◆ Work to do: Every line below that holds the string "React" should be copied out.

◆ Data provided:
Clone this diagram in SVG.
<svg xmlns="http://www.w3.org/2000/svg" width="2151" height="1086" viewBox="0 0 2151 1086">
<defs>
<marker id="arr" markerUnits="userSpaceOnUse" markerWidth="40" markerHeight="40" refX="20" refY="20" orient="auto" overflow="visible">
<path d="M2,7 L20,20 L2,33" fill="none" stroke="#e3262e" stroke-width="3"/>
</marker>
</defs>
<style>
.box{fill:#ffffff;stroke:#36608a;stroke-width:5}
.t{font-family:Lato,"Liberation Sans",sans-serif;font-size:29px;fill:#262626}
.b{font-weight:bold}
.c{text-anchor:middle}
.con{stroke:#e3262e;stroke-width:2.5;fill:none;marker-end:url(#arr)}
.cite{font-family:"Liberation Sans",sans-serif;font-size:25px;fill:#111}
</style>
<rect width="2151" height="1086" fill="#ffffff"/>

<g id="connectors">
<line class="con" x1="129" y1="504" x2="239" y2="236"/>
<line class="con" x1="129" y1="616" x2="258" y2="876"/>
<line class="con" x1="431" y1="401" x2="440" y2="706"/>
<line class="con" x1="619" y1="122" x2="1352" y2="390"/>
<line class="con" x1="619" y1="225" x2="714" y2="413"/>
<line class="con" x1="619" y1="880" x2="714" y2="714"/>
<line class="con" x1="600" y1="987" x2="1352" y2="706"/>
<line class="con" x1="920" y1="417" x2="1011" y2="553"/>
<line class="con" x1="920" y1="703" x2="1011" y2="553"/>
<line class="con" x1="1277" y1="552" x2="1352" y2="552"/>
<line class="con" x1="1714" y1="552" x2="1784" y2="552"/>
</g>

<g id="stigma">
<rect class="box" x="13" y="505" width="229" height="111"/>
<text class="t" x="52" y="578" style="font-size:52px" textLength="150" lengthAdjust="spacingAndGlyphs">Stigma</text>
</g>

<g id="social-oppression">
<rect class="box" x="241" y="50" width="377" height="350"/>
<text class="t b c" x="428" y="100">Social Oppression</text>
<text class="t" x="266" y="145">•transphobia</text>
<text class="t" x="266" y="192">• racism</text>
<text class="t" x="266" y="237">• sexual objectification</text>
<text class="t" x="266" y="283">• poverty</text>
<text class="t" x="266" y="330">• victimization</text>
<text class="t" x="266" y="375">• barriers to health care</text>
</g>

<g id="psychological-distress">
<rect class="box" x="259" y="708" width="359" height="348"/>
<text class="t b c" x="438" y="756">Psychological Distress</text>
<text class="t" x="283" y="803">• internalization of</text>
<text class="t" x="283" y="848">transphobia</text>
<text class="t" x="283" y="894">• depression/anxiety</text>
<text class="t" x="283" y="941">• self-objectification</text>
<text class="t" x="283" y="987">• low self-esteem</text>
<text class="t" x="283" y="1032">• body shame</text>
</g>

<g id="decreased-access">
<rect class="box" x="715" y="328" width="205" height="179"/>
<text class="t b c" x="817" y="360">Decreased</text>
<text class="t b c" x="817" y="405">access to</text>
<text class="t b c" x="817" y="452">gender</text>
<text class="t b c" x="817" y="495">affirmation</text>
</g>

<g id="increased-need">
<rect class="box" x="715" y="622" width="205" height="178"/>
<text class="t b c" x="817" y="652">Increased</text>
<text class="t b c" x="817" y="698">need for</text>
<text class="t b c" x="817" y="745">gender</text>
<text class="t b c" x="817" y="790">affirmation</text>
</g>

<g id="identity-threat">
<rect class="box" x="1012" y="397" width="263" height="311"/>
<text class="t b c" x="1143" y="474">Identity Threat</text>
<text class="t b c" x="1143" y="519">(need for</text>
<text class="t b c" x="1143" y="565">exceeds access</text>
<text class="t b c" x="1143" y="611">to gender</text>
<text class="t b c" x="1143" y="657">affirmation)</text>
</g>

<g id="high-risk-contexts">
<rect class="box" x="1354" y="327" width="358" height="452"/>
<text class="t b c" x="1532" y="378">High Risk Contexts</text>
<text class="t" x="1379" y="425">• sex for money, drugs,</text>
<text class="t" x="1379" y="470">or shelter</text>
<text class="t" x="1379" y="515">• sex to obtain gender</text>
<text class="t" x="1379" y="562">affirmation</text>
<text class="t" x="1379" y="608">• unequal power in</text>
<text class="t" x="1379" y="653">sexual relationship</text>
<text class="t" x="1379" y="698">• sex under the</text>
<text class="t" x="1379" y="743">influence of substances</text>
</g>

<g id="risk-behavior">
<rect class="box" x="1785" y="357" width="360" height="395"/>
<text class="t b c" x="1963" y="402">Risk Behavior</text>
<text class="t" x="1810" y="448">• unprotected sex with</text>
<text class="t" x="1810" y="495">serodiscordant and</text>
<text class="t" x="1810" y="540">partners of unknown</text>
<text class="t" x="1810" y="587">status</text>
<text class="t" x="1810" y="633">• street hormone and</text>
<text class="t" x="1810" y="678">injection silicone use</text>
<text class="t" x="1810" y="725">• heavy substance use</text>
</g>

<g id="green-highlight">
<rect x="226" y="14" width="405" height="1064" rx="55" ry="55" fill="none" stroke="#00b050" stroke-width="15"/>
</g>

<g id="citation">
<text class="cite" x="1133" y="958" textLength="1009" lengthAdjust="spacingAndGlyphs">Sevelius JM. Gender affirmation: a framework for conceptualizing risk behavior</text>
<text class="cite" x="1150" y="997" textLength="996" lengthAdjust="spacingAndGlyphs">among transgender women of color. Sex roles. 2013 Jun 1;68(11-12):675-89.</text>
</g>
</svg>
...
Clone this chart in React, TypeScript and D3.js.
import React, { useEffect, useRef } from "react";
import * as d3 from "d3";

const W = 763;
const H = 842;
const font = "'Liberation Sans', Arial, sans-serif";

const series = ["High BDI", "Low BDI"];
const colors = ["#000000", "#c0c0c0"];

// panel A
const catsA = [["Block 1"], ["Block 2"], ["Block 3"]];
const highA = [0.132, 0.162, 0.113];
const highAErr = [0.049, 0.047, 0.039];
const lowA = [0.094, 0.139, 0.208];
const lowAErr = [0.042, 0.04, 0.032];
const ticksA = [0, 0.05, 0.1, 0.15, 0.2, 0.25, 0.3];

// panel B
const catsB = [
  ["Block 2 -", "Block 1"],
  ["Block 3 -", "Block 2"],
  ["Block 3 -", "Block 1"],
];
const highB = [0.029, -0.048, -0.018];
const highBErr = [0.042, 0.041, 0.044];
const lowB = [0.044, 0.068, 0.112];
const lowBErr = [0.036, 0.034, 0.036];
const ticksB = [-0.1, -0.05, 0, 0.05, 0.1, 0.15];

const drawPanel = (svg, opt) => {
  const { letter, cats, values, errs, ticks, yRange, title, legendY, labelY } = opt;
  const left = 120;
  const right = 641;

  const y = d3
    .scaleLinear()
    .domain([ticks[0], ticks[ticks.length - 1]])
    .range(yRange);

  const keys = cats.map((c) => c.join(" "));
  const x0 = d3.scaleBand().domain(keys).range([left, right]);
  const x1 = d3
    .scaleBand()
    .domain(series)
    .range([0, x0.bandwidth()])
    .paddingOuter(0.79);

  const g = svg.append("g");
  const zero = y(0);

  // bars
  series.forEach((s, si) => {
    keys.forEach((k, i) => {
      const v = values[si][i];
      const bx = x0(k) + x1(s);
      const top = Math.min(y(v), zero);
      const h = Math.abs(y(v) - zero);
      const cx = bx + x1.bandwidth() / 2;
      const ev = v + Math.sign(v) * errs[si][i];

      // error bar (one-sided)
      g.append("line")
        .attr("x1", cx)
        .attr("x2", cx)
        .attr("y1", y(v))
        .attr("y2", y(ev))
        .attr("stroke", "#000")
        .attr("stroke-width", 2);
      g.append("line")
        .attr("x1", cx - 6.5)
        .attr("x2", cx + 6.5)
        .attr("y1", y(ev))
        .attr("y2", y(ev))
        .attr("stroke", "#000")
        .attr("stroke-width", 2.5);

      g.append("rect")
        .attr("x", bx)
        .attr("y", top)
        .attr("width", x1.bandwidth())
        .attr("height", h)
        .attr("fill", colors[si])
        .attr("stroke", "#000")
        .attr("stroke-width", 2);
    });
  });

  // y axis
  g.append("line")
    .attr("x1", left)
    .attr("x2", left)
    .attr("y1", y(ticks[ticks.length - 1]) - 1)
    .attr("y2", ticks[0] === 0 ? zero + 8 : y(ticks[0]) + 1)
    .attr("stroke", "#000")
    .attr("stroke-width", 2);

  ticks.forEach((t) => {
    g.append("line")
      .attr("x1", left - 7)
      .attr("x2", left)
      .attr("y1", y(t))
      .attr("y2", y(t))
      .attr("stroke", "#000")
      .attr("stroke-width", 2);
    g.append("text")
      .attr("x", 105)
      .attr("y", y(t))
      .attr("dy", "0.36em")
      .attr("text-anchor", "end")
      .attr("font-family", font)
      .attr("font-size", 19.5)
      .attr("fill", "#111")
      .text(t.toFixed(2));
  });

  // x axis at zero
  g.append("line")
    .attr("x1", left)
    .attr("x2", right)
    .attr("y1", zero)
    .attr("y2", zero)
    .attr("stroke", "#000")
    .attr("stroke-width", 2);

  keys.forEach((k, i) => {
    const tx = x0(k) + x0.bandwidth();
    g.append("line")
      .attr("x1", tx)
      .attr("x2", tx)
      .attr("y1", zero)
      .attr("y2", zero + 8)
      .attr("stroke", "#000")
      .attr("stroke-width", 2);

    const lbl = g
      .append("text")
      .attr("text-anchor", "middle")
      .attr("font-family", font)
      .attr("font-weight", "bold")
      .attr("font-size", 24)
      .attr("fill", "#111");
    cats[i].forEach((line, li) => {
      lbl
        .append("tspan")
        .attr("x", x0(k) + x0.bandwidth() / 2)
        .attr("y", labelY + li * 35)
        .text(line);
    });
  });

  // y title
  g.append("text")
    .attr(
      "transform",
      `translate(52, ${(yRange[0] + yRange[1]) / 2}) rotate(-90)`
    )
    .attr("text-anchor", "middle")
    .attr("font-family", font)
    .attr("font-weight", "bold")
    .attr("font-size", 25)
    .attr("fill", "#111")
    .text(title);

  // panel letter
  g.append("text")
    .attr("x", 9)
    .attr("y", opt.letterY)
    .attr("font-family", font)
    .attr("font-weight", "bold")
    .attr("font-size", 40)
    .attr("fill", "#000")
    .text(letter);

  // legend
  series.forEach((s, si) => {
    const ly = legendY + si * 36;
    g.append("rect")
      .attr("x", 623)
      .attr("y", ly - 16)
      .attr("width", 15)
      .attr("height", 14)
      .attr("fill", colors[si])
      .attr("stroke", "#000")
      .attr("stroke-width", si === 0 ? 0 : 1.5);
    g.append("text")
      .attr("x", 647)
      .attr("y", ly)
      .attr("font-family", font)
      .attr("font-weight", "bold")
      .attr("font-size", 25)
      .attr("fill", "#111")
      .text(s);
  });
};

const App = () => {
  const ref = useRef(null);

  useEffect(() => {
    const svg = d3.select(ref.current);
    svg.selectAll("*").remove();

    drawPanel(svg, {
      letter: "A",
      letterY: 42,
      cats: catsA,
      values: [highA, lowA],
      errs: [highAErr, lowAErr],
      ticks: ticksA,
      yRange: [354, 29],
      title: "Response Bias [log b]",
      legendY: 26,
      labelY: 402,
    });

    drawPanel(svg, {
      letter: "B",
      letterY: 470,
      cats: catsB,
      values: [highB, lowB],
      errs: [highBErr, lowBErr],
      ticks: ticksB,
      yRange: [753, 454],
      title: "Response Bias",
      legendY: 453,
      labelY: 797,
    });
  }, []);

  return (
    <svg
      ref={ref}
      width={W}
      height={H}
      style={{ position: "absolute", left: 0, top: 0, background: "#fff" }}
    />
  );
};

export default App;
--
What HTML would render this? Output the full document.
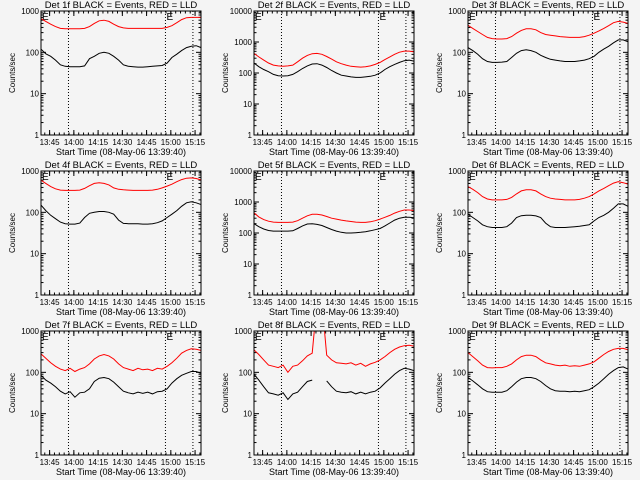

◆ Written solution:
Clone this chart in React, TypeScript and D3.js.
import React, { useEffect, useRef } from "react";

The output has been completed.